In its second day of trading, AMC Preferred Stock (NYSE:APE) popped as investors embraced the new dual class structure and seemed to migrate from the common stock to the preferred alternative. 

As of 12:28 p.m. ET, APE stock was up 18.7% to $7.12, while shares of AMC Entertainment (AMC 3.96%) were down 5.1% to $9.93. 

So what

Yesterday, AMC Entertainment gave all shareholders an APE share for each share of AMC they own. Effectively, the company gave a stock dividend, but in the form of preferred stock, creating a new dual-class structure rather than just issuing more common stock.

AMC's preferred stock doesn't offer any benefits like dividends to shareholders, but instead gives the movie-theater operator a way of raising more cash by selling more preferred stock. Shareholders had previously blocked its ability to sell more common stock.

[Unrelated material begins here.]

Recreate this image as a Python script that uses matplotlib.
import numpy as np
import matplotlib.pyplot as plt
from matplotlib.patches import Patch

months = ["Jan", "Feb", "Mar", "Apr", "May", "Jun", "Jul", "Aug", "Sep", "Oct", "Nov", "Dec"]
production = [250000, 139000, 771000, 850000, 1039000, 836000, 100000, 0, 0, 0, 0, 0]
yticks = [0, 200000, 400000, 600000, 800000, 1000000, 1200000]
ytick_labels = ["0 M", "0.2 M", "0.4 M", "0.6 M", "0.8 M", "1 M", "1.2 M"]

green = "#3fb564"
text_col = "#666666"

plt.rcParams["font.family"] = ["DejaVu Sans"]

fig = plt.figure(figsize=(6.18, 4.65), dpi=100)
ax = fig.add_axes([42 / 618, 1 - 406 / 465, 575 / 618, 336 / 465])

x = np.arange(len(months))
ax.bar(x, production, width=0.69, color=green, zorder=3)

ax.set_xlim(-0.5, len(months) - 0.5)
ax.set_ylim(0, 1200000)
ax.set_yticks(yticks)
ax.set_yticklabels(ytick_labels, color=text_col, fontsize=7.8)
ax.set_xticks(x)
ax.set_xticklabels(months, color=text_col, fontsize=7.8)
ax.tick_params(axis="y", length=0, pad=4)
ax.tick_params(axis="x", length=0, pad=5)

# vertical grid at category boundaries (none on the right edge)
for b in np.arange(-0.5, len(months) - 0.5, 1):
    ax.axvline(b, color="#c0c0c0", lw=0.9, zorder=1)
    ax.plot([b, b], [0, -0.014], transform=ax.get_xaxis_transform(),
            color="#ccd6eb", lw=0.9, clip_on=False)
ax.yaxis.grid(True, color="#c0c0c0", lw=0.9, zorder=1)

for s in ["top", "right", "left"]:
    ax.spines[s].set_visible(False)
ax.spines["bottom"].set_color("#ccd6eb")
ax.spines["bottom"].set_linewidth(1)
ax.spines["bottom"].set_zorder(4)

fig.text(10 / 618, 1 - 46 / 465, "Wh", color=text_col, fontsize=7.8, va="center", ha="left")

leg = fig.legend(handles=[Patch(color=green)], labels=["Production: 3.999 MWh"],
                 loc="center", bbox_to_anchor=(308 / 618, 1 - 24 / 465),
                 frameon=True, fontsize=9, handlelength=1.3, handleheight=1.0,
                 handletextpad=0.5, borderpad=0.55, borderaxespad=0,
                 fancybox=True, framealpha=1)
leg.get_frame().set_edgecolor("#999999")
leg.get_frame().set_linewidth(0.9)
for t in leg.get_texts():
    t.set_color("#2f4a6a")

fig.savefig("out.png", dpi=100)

AMC's board has authorized it to issue 1 billion preferred shares, and the stock dividend made up 516.8 million shares, meaning management has 483.2 million preferred shares remaining that it could issue. At APE's current price, that would raise roughly $3.5 billion.

It's unclear if or when management plans to issue additional APE shares, but it seems likely to do so, as raising capital appears to be the only reason for creating the preferred stock class in the first place.

Now what

There's a good argument for APE shares to be worth more than AMC common stock. Preferred shareholders outrank common shareholders in a bankruptcy, meaning that if AMC were to liquidate, preferred stockholders would get paid first, after debt holders but before common stockholders. Given that discrepancy, I'd expect the prices of the two equity classes to move at least toward parity in the coming days.

AMC survived the pandemic, but its balance sheet is still a wreck. It lost $117 million in free cash flow in its most recent quarter, and it still has $5.4 billion in debt, which is costing it roughly $320 million in interest expense each year.

With its cash losses continuing even as the movie theater industry bounces back, it wouldn't be surprising to see the company try to stanch the bleeding by raising cash with new preferred shares.